During World War II, many of greatest British directors set about making propaganda for the war effort. David Lean and Noel Coward directed the excellent ‘In Which We Serve’ (1942), Cavalcanti (OK, he’s actually Brazilian) made ‘Went The Day Well?’ (1942) and Alfred Hitchcock (albeit in America) made the very underrated ‘Lifeboat’ (1944).
The results of these and others were often unexpectedly nuanced. Unlike Nazi propaganda – most famously of Leni Riefenstahl’s ‘documentary’-style ‘Triumph Of The Will’ (1934) and Olympia (1936) – which bludgeoningly focused on grand scale and German superiority, many of the equivalent British films actually set about making character dramas (albeit Ministry Of Information-approved ones). And to this list can be added Michael Powell’s ‘49th Parallel’.
It makes the very bold step – for a war-time film at least – of telling a story predominantly from the Nazi side, and in a not entirely unsympathetic way. A U-Boat has travelled to Canada to destroy Allied shipping, and six of its crew have gone aground undercover to recover supplies. But whilst ashore, the U-Boat is sunk in a bombing raid. The film then traces the path of the six, as they covertly try to reach neutral America.
Michael Powell had been a jobbing British director through the 1930s, working mostly on short and low-budget films, without achieving great fame or success. In 1937 however, he announced his talent with the truly remarkable ‘The Edge Of The World’, about the de-population of a remote Scottish island.
But financial success was still elusive. In 1939, for the first time, he teamed up with Emeric Pressburger (who only took a writing credit) on ‘The Spy In Black’, another German U-Boat film. It was the combination of the two of them together that would result in such outstanding work throughout the 1940s.
Pressburger continued to only take a writing credit on the 49th Parallel – the last film before they were officially co-directors. And aside from Powell and Pressburger themselves, the film has a very strong cast and crew. The editor was David Lean – one year before he made his own directorial debut on the aforementioned In Which We Serve – and Ralph Vaughan Williams wrote the excellent score. The film also starred (in supporting roles) Leslie Howard and an ear-grating-French-Canadian-accented Laurence Olivier.
The most interesting element of the film is its depiction of the Nazi soldiers. Instead of the brainwashed, unwavering monsters so commonly depicted in war films (especially for war-time propaganda), here the Nazi U-Boat servicemen are portrayed as human, individuals who have taken an incorrect course in life. The scene of the U-Boat’s destruction is a perfect example of this strange humanising of the ‘other side’. The camera focuses on the surviving soldiers ashore, witnessing their horror at the drowning of the others. The audience now even begins to empathise with these men, stranded in a foreign country, thousands of miles of ocean from safety. Tied to this, the Nazis in the film speak with clipped, proper English accents. By avoiding pastiched German inflections, the film avoids easy stereotypes.

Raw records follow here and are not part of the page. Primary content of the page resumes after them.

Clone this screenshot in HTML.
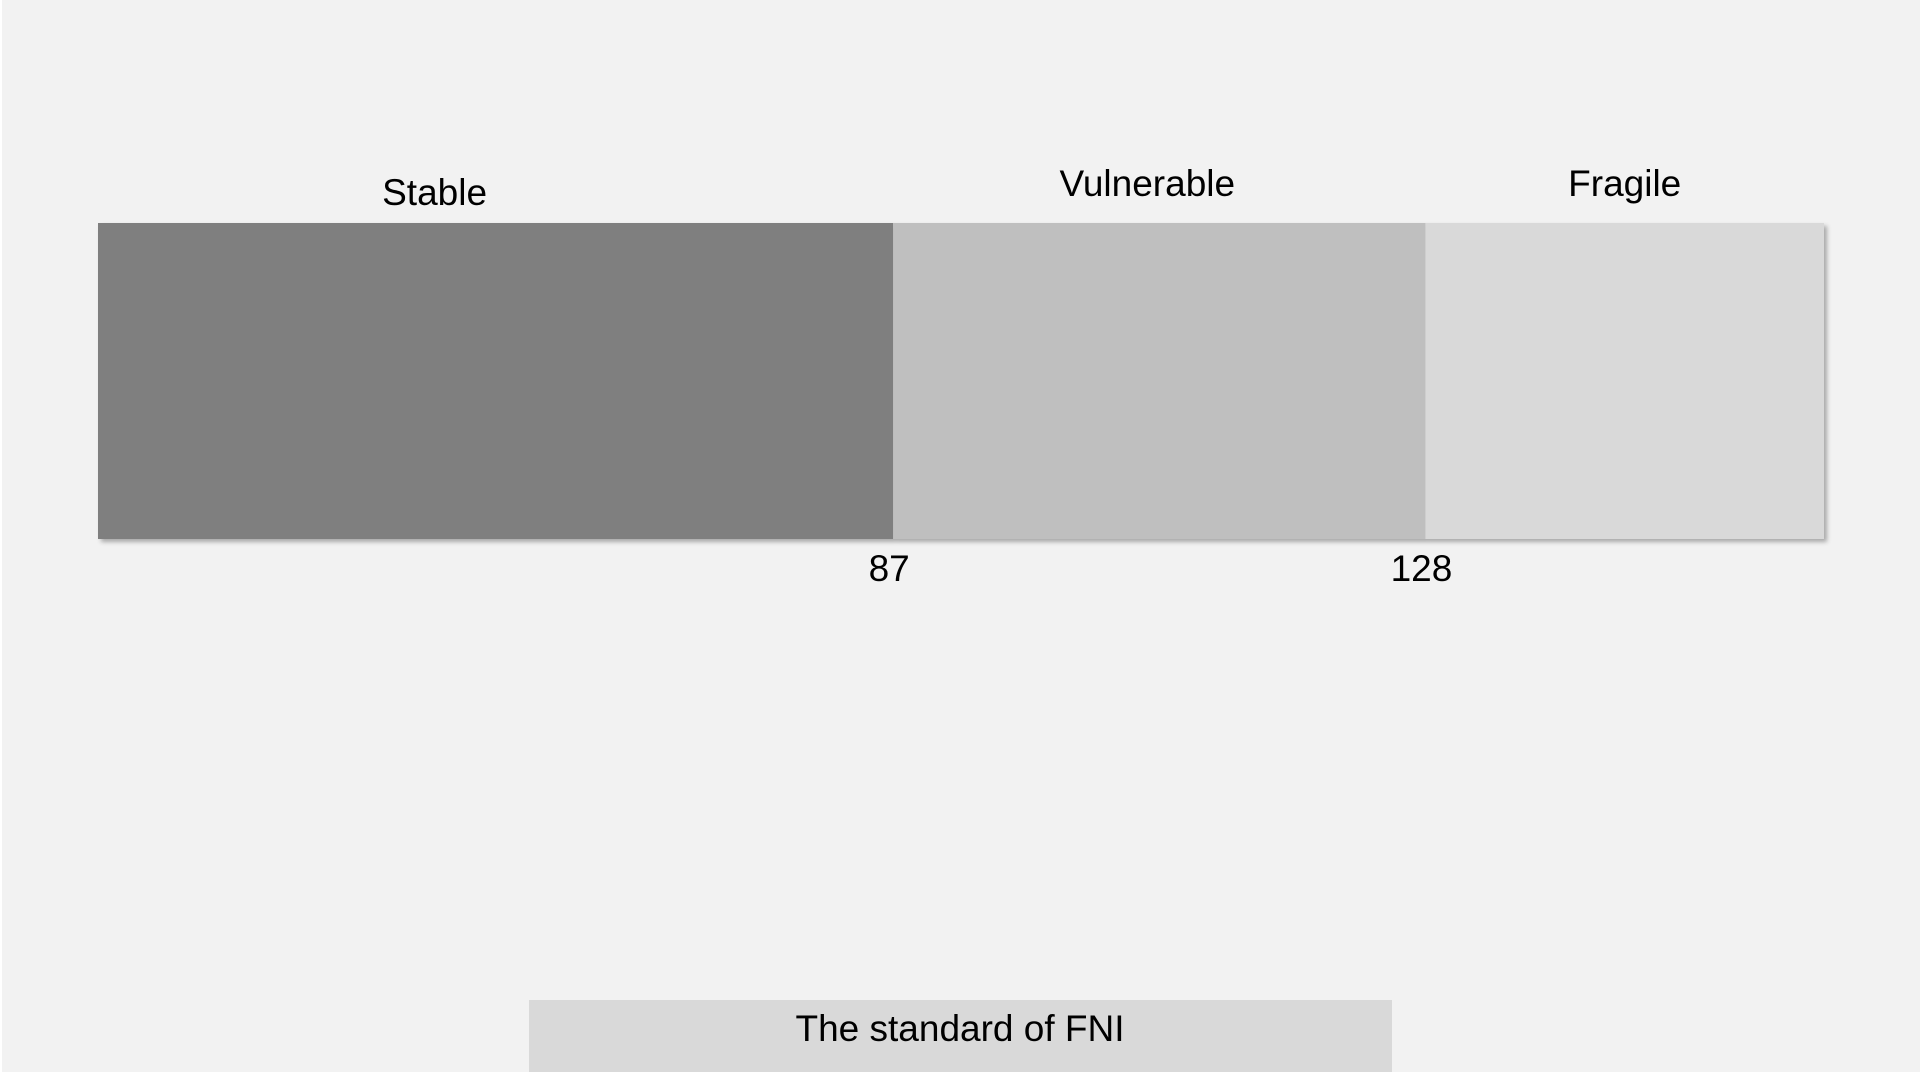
<!DOCTYPE html>
<html>
<head>
<meta charset="utf-8">
<style>
html,body{margin:0;padding:0;}
body{width:1920px;height:1072px;background:#f2f2f2;overflow:hidden;position:relative;font-family:"Liberation Sans",sans-serif;}
svg{position:absolute;left:0;top:0;}
</style>
</head>
<body>
<svg id="chart" width="1920" height="1072" viewBox="0 0 1920 1072">
  <defs>
    <filter id="sh" x="-5%" y="-5%" width="110%" height="120%">
      <feDropShadow dx="3" dy="3" stdDeviation="2" flood-color="#000" flood-opacity="0.3"/>
    </filter>
  </defs>
  <rect x="0" y="0" width="2" height="1072" fill="#ffffff"/>
  <g id="bars" filter="url(#sh)"></g>
  <g id="labels"></g>
  <rect x="529" y="1000" width="863" height="72" fill="#d9d9d9"/>
  <text x="960" y="1041" text-anchor="middle" font-size="37" fill="#000">The standard of FNI</text>
</svg>
<script>
const categories = ["Stable", "Vulnerable", "Fragile"];
const thresholds = [87, 128];
const domain = [25.75, 158.7];
const colors = ["#7f7f7f", "#bfbfbf", "#d9d9d9"];

const X0 = 98, X1 = 1824, Y0 = 223, Y1 = 539;
function xScale(v){ return X0 + (v - domain[0]) / (domain[1] - domain[0]) * (X1 - X0); }
const ns = "http://www.w3.org/2000/svg";
const bars = document.getElementById("bars");
const labels = document.getElementById("labels");
const edges = [domain[0]].concat(thresholds, [domain[1]]);
const labelY = [193, 184, 184];
const labelDx = [-61, -12, 0];
for (let i = 0; i < categories.length; i++) {
  const a = xScale(edges[i]), b = xScale(edges[i+1]);
  const r = document.createElementNS(ns, "rect");
  r.setAttribute("x", a); r.setAttribute("y", Y0);
  r.setAttribute("width", b - a); r.setAttribute("height", Y1 - Y0);
  r.setAttribute("fill", colors[i]);
  
  
  bars.appendChild(r);
  const t = document.createElementNS(ns, "text");
  t.setAttribute("x", (a + b) / 2 + labelDx[i]);
  t.setAttribute("y", labelY[i] + 12);
  t.setAttribute("text-anchor", "middle");
  t.setAttribute("font-size", "37");
  t.textContent = categories[i];
  
  
  labels.appendChild(t);
}
thresholds.forEach(function(v){
  const t = document.createElementNS(ns, "text");
  t.setAttribute("x", xScale(v) - 4);
  t.setAttribute("y", 581);
  t.setAttribute("text-anchor", "middle");
  t.setAttribute("font-size", "37");
  t.textContent = v;
  
  
  labels.appendChild(t);
});
</script>
</body>
</html>
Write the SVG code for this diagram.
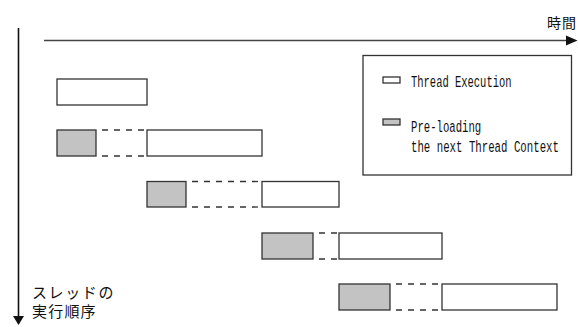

To clarify, the film at no point sympathises with the Nazis and their objectives, and certainly in no way promotes their message. But it does give personalities to its individuals – and a range of personalities at that, many of them vile – and this is the film’s greatest strength.
The film was made as an attempt to scare USA into joining the war by serving as a reminder to audiences that Nazis could enter over the border. On these grounds, the film was pointless as the US had already entered the war by the time of its release there. But 49th Parallel was still successful in the US, going on to win the Academy Award for ‘Best Story’ (the story is one of the weaker elements of the film) and was nominated for Best Picture. However the Oscars that year were overshadowed by William Randolph Hearst’s attempt to distance himself from Citizen Kane. Unfortunately in doing so, his name is now tied inexorably to it forever.
Back to Powell and Pressburger, 49th Parallel was one of many films they made about war through their career. Unlike the vast majority of other war films of the 1930s-50s, theirs very rarely focused on battles and fight scenes. Instead, they were far more interested in character – both individuals’ character and national character, and how these react in the circumstances of war. This can be seen in many of their later films, notably ‘One Of Our Aircraft Is Missing’ which flips the plot of 49th Parallel and puts British airmen in enemy territory, ‘The Life And Death Of Colonel Blimp’ (1943) which traces a somewhat-ludicrous British General through multiple wars, and ‘A Canterbury Tale’ (1944), which although set during World War II, overlooks the fighting, to focus instead on the nature of English-ness. What is most present through all of these films is a message of continuity, that war may destroy, but it will not change.
49th Parallel is certainly not one of Powell and Pressburger’s greatest films. It does not demonstrate the same mastery of story as their films, later in the decade, did. But its nuance and study of character means it is a very interesting film. And to do so in a piece of propaganda does make it remarkable.